Joe Nelson – C. Nelson has been very inconsistent for the Rays. He had a decent April, a brutal May, and a solid June. He still leaves the ball up too much as he has permitted seven homers in only 34 innings and his 20 walks in that time frame are too high as well. He has become a weapon against left-handed pitching with his vulcan changeup but his roster spot would seem to be in the most danger outside of Choate’s because of his inconsistency.
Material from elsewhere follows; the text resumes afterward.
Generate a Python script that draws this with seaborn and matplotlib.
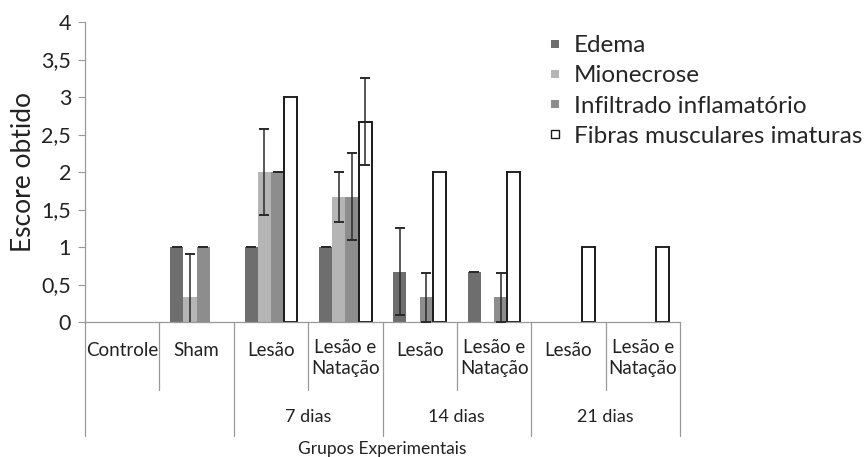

Dan Wheeler – A-. Wheeler has quietly put up another strong season out of the pen. He will likely never be a closer because he is too much of a flyball pitcher which makes him prone to the long ball but Joe Maddon has finally found a usage pattern for Wheeler and that is as a right-handed specialist. He has not done well against left-handed batters this year as they have hit .388 against him while slugging .610. However, he has been very good against righties with his slider as they are only hitting .193 with a .282 slugging percentage. If the Rays fall out of the playoff race in the next few weeks, Wheeler is almost certainly going to be traded to a contender.
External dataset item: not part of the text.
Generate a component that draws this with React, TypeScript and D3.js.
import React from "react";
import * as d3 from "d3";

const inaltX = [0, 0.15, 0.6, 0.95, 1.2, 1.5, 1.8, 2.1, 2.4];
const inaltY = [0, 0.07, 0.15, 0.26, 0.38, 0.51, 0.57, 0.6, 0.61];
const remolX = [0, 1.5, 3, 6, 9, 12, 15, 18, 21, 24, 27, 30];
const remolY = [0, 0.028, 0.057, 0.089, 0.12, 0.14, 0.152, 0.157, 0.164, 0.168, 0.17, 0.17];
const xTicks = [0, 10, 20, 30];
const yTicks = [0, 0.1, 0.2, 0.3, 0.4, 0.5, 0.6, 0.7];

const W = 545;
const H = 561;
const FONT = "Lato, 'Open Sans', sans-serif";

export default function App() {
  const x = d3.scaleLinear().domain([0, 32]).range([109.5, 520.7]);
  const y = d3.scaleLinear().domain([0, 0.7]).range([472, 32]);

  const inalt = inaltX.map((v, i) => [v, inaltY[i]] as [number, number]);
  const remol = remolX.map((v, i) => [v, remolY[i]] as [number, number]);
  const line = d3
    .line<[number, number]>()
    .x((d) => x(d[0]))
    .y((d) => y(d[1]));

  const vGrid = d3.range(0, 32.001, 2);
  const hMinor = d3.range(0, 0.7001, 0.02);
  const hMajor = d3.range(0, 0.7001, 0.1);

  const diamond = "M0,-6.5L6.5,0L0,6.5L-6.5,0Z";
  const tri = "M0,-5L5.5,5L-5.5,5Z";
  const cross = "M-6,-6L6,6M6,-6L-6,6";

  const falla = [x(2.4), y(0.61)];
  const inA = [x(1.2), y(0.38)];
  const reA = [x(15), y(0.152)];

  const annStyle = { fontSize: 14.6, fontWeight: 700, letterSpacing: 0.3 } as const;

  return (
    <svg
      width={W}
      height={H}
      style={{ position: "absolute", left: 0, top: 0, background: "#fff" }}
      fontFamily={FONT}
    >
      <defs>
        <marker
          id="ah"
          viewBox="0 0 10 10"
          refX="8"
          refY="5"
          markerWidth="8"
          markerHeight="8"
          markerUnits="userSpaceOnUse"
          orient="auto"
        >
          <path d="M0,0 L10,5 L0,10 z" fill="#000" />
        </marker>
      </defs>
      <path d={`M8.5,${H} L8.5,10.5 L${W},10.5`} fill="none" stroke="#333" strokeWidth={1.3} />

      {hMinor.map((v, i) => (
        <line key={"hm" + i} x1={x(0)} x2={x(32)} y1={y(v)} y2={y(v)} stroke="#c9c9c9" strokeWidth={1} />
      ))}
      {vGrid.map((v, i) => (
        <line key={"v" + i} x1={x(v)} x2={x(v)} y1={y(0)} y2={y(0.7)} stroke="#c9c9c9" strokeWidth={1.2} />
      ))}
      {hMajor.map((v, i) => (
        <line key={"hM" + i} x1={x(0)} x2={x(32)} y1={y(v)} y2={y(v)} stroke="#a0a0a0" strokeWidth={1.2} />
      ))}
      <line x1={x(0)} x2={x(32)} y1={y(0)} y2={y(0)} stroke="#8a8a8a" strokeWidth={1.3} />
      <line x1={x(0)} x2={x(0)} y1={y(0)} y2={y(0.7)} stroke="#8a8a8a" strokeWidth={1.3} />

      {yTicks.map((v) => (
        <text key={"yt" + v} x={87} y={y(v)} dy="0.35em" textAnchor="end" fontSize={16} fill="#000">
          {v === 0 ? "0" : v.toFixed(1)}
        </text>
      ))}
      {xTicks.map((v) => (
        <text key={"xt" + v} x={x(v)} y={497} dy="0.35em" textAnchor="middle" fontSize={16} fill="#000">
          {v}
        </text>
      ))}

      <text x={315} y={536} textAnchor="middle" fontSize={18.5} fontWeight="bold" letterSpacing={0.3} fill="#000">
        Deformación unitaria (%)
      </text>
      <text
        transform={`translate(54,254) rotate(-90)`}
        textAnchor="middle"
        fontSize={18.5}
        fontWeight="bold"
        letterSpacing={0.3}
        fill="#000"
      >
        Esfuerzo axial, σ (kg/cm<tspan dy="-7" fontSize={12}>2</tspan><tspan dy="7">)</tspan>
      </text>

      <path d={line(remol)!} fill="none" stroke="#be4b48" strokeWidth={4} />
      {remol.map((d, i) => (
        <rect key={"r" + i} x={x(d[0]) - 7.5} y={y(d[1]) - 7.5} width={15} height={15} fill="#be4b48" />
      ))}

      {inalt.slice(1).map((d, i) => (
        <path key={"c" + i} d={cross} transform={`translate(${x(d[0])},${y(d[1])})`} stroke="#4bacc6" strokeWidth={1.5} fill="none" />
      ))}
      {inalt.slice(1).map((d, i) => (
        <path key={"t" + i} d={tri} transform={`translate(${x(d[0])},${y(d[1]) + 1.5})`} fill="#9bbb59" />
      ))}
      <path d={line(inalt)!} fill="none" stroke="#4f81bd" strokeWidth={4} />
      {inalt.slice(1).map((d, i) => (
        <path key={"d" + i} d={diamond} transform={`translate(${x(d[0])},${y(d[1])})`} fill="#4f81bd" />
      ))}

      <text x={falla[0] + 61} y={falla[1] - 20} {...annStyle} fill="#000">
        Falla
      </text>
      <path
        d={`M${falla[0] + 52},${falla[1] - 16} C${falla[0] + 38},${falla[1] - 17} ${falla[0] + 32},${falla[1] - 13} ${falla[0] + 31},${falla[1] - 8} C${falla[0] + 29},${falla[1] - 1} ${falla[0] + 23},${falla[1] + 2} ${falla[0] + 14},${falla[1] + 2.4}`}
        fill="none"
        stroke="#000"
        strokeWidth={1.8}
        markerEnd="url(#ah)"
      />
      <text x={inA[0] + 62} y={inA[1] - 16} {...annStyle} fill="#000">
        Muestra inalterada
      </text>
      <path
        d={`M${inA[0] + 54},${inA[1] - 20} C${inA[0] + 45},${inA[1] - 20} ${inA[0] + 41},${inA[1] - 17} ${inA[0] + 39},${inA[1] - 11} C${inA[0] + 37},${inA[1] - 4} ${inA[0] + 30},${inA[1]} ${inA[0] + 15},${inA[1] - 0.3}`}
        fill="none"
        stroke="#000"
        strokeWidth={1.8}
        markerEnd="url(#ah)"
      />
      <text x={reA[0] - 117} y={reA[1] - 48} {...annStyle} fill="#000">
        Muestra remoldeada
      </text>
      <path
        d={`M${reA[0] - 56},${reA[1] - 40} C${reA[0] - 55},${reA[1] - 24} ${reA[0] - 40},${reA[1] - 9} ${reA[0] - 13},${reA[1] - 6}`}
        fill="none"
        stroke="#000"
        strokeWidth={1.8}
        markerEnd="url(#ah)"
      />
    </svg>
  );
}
Grant Balfour – C. After Balfour’s amazing 2008 campaign, some regression was to be expected but Balfour had a very rough first two months of the season. His strikeout rate has taken quite a plunge from 12.7 to 9.1 this year. His biggest problem is his own doing – walks. He walked 15 in his first 23 innings this season but has only walked 16 in his last 18.2 innings. He is still hard to take deep as he has only allowed two homers in 41.2 innings pitched this year. If he can retain the improvement on the walks, he will have a stronger second half but the awful April and May are tough to ignore.